▶ Exercise aim
Present the data once more in exactly its original form.

** Start **

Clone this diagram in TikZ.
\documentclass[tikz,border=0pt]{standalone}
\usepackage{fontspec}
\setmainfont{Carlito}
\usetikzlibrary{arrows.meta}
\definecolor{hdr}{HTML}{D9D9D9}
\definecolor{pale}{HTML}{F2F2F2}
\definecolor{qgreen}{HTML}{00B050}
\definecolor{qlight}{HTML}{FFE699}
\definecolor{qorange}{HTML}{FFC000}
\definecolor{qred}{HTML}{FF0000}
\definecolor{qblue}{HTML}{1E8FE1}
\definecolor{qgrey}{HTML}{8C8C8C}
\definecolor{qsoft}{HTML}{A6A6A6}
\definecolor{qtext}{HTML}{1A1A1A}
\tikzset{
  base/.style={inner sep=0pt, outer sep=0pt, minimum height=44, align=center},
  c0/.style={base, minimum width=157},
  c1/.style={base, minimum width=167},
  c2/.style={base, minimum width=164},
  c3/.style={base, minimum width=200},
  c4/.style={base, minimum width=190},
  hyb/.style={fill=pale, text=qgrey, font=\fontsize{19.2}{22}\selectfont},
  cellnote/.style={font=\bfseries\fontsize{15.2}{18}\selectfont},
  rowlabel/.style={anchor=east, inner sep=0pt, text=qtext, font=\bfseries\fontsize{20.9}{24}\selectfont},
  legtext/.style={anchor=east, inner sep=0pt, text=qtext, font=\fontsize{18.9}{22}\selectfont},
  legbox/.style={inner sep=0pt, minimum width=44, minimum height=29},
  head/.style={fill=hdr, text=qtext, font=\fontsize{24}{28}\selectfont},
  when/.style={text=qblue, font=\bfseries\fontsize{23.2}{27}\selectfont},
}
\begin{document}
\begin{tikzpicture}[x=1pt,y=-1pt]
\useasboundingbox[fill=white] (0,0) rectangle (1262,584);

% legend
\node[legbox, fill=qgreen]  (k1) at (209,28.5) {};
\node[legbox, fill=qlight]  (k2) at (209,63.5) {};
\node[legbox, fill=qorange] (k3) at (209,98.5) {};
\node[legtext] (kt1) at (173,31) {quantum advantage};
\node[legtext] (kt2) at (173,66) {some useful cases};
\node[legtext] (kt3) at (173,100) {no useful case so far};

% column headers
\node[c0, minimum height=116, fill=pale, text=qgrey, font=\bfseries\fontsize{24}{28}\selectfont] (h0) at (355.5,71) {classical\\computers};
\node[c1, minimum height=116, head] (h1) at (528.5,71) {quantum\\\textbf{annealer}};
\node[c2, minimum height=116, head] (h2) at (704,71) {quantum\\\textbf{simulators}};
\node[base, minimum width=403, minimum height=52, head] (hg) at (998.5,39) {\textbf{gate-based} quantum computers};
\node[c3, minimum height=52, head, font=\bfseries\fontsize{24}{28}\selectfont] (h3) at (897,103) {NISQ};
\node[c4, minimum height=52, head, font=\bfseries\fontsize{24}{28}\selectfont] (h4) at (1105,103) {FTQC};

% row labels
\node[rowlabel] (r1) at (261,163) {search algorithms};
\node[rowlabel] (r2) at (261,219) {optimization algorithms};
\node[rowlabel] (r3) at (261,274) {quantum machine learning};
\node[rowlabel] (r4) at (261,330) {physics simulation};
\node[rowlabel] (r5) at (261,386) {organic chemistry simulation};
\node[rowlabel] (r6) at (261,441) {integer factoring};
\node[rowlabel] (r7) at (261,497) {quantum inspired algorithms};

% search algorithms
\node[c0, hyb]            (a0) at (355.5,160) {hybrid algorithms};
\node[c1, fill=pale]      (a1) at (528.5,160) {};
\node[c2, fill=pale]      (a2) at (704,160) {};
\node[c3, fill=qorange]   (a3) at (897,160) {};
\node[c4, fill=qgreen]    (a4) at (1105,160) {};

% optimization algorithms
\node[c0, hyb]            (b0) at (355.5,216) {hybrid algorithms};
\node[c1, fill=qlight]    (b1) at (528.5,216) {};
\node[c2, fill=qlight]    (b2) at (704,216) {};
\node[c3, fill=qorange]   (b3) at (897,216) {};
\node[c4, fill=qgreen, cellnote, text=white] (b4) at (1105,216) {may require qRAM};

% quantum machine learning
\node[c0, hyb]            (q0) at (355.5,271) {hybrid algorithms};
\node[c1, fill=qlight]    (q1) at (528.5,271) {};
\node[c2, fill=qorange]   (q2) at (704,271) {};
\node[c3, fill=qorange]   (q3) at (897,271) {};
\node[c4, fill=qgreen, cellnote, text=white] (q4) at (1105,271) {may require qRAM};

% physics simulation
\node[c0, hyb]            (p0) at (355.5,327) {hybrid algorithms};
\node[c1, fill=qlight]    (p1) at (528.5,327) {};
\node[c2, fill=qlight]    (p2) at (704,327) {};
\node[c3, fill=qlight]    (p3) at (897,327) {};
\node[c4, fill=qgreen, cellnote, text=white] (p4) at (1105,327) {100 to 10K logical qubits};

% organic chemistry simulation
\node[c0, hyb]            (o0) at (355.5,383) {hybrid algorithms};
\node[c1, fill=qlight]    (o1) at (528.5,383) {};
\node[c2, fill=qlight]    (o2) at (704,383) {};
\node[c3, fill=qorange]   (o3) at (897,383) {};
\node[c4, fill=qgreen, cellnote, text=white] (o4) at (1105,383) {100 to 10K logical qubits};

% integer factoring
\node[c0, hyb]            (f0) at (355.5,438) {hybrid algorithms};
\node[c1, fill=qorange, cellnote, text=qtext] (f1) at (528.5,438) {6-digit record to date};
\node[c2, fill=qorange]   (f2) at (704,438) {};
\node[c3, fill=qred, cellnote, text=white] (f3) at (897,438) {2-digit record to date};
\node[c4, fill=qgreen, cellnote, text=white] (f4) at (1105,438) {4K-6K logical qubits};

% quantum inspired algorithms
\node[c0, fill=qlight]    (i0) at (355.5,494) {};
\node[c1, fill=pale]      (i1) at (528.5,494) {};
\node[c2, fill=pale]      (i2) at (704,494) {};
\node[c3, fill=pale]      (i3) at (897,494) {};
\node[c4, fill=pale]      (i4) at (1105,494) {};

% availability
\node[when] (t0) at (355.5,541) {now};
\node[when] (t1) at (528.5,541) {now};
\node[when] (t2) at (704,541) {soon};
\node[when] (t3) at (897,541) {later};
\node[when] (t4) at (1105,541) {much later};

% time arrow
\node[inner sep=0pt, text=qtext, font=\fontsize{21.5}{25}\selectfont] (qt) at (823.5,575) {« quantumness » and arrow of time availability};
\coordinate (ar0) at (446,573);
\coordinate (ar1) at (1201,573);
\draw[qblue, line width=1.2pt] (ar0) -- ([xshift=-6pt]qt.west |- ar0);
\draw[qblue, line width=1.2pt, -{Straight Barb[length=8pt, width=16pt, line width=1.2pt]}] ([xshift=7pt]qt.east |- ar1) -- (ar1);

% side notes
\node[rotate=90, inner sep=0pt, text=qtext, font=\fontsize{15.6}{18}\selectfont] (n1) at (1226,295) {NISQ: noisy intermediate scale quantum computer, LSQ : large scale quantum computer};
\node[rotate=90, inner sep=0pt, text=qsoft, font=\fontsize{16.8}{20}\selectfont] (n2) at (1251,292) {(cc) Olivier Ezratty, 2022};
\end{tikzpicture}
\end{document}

** End **

▶ Solution to the problem
Clone this diagram in TikZ.
\documentclass[tikz,border=0pt]{standalone}
\usepackage{fontspec}
\setmainfont{Carlito}
\usetikzlibrary{arrows.meta}
\definecolor{hdr}{HTML}{D9D9D9}
\definecolor{pale}{HTML}{F2F2F2}
\definecolor{qgreen}{HTML}{00B050}
\definecolor{qlight}{HTML}{FFE699}
\definecolor{qorange}{HTML}{FFC000}
\definecolor{qred}{HTML}{FF0000}
\definecolor{qblue}{HTML}{1E8FE1}
\definecolor{qgrey}{HTML}{8C8C8C}
\definecolor{qsoft}{HTML}{A6A6A6}
\definecolor{qtext}{HTML}{1A1A1A}
\tikzset{
  base/.style={inner sep=0pt, outer sep=0pt, minimum height=44, align=center},
  c0/.style={base, minimum width=157},
  c1/.style={base, minimum width=167},
  c2/.style={base, minimum width=164},
  c3/.style={base, minimum width=200},
  c4/.style={base, minimum width=190},
  hyb/.style={fill=pale, text=qgrey, font=\fontsize{19.2}{22}\selectfont},
  cellnote/.style={font=\bfseries\fontsize{15.2}{18}\selectfont},
  rowlabel/.style={anchor=east, inner sep=0pt, text=qtext, font=\bfseries\fontsize{20.9}{24}\selectfont},
  legtext/.style={anchor=east, inner sep=0pt, text=qtext, font=\fontsize{18.9}{22}\selectfont},
  legbox/.style={inner sep=0pt, minimum width=44, minimum height=29},
  head/.style={fill=hdr, text=qtext, font=\fontsize{24}{28}\selectfont},
  when/.style={text=qblue, font=\bfseries\fontsize{23.2}{27}\selectfont},
}
\begin{document}
\begin{tikzpicture}[x=1pt,y=-1pt]
\useasboundingbox[fill=white] (0,0) rectangle (1262,584);

% legend
\node[legbox, fill=qgreen]  (k1) at (209,28.5) {};
\node[legbox, fill=qlight]  (k2) at (209,63.5) {};
\node[legbox, fill=qorange] (k3) at (209,98.5) {};
\node[legtext] (kt1) at (173,31) {quantum advantage};
\node[legtext] (kt2) at (173,66) {some useful cases};
\node[legtext] (kt3) at (173,100) {no useful case so far};

% column headers
\node[c0, minimum height=116, fill=pale, text=qgrey, font=\bfseries\fontsize{24}{28}\selectfont] (h0) at (355.5,71) {classical\\computers};
\node[c1, minimum height=116, head] (h1) at (528.5,71) {quantum\\\textbf{annealer}};
\node[c2, minimum height=116, head] (h2) at (704,71) {quantum\\\textbf{simulators}};
\node[base, minimum width=403, minimum height=52, head] (hg) at (998.5,39) {\textbf{gate-based} quantum computers};
\node[c3, minimum height=52, head, font=\bfseries\fontsize{24}{28}\selectfont] (h3) at (897,103) {NISQ};
\node[c4, minimum height=52, head, font=\bfseries\fontsize{24}{28}\selectfont] (h4) at (1105,103) {FTQC};

% row labels
\node[rowlabel] (r1) at (261,163) {search algorithms};
\node[rowlabel] (r2) at (261,219) {optimization algorithms};
\node[rowlabel] (r3) at (261,274) {quantum machine learning};
\node[rowlabel] (r4) at (261,330) {physics simulation};
\node[rowlabel] (r5) at (261,386) {organic chemistry simulation};
\node[rowlabel] (r6) at (261,441) {integer factoring};
\node[rowlabel] (r7) at (261,497) {quantum inspired algorithms};

% search algorithms
\node[c0, hyb]            (a0) at (355.5,160) {hybrid algorithms};
\node[c1, fill=pale]      (a1) at (528.5,160) {};
\node[c2, fill=pale]      (a2) at (704,160) {};
\node[c3, fill=qorange]   (a3) at (897,160) {};
\node[c4, fill=qgreen]    (a4) at (1105,160) {};

% optimization algorithms
\node[c0, hyb]            (b0) at (355.5,216) {hybrid algorithms};
\node[c1, fill=qlight]    (b1) at (528.5,216) {};
\node[c2, fill=qlight]    (b2) at (704,216) {};
\node[c3, fill=qorange]   (b3) at (897,216) {};
\node[c4, fill=qgreen, cellnote, text=white] (b4) at (1105,216) {may require qRAM};

% quantum machine learning
\node[c0, hyb]            (q0) at (355.5,271) {hybrid algorithms};
\node[c1, fill=qlight]    (q1) at (528.5,271) {};
\node[c2, fill=qorange]   (q2) at (704,271) {};
\node[c3, fill=qorange]   (q3) at (897,271) {};
\node[c4, fill=qgreen, cellnote, text=white] (q4) at (1105,271) {may require qRAM};

% physics simulation
\node[c0, hyb]            (p0) at (355.5,327) {hybrid algorithms};
\node[c1, fill=qlight]    (p1) at (528.5,327) {};
\node[c2, fill=qlight]    (p2) at (704,327) {};
\node[c3, fill=qlight]    (p3) at (897,327) {};
\node[c4, fill=qgreen, cellnote, text=white] (p4) at (1105,327) {100 to 10K logical qubits};

% organic chemistry simulation
\node[c0, hyb]            (o0) at (355.5,383) {hybrid algorithms};
\node[c1, fill=qlight]    (o1) at (528.5,383) {};
\node[c2, fill=qlight]    (o2) at (704,383) {};
\node[c3, fill=qorange]   (o3) at (897,383) {};
\node[c4, fill=qgreen, cellnote, text=white] (o4) at (1105,383) {100 to 10K logical qubits};

% integer factoring
\node[c0, hyb]            (f0) at (355.5,438) {hybrid algorithms};
\node[c1, fill=qorange, cellnote, text=qtext] (f1) at (528.5,438) {6-digit record to date};
\node[c2, fill=qorange]   (f2) at (704,438) {};
\node[c3, fill=qred, cellnote, text=white] (f3) at (897,438) {2-digit record to date};
\node[c4, fill=qgreen, cellnote, text=white] (f4) at (1105,438) {4K-6K logical qubits};

% quantum inspired algorithms
\node[c0, fill=qlight]    (i0) at (355.5,494) {};
\node[c1, fill=pale]      (i1) at (528.5,494) {};
\node[c2, fill=pale]      (i2) at (704,494) {};
\node[c3, fill=pale]      (i3) at (897,494) {};
\node[c4, fill=pale]      (i4) at (1105,494) {};

% availability
\node[when] (t0) at (355.5,541) {now};
\node[when] (t1) at (528.5,541) {now};
\node[when] (t2) at (704,541) {soon};
\node[when] (t3) at (897,541) {later};
\node[when] (t4) at (1105,541) {much later};

% time arrow
\node[inner sep=0pt, text=qtext, font=\fontsize{21.5}{25}\selectfont] (qt) at (823.5,575) {« quantumness » and arrow of time availability};
\coordinate (ar0) at (446,573);
\coordinate (ar1) at (1201,573);
\draw[qblue, line width=1.2pt] (ar0) -- ([xshift=-6pt]qt.west |- ar0);
\draw[qblue, line width=1.2pt, -{Straight Barb[length=8pt, width=16pt, line width=1.2pt]}] ([xshift=7pt]qt.east |- ar1) -- (ar1);

% side notes
\node[rotate=90, inner sep=0pt, text=qtext, font=\fontsize{15.6}{18}\selectfont] (n1) at (1226,295) {NISQ: noisy intermediate scale quantum computer, LSQ : large scale quantum computer};
\node[rotate=90, inner sep=0pt, text=qsoft, font=\fontsize{16.8}{20}\selectfont] (n2) at (1251,292) {(cc) Olivier Ezratty, 2022};
\end{tikzpicture}
\end{document}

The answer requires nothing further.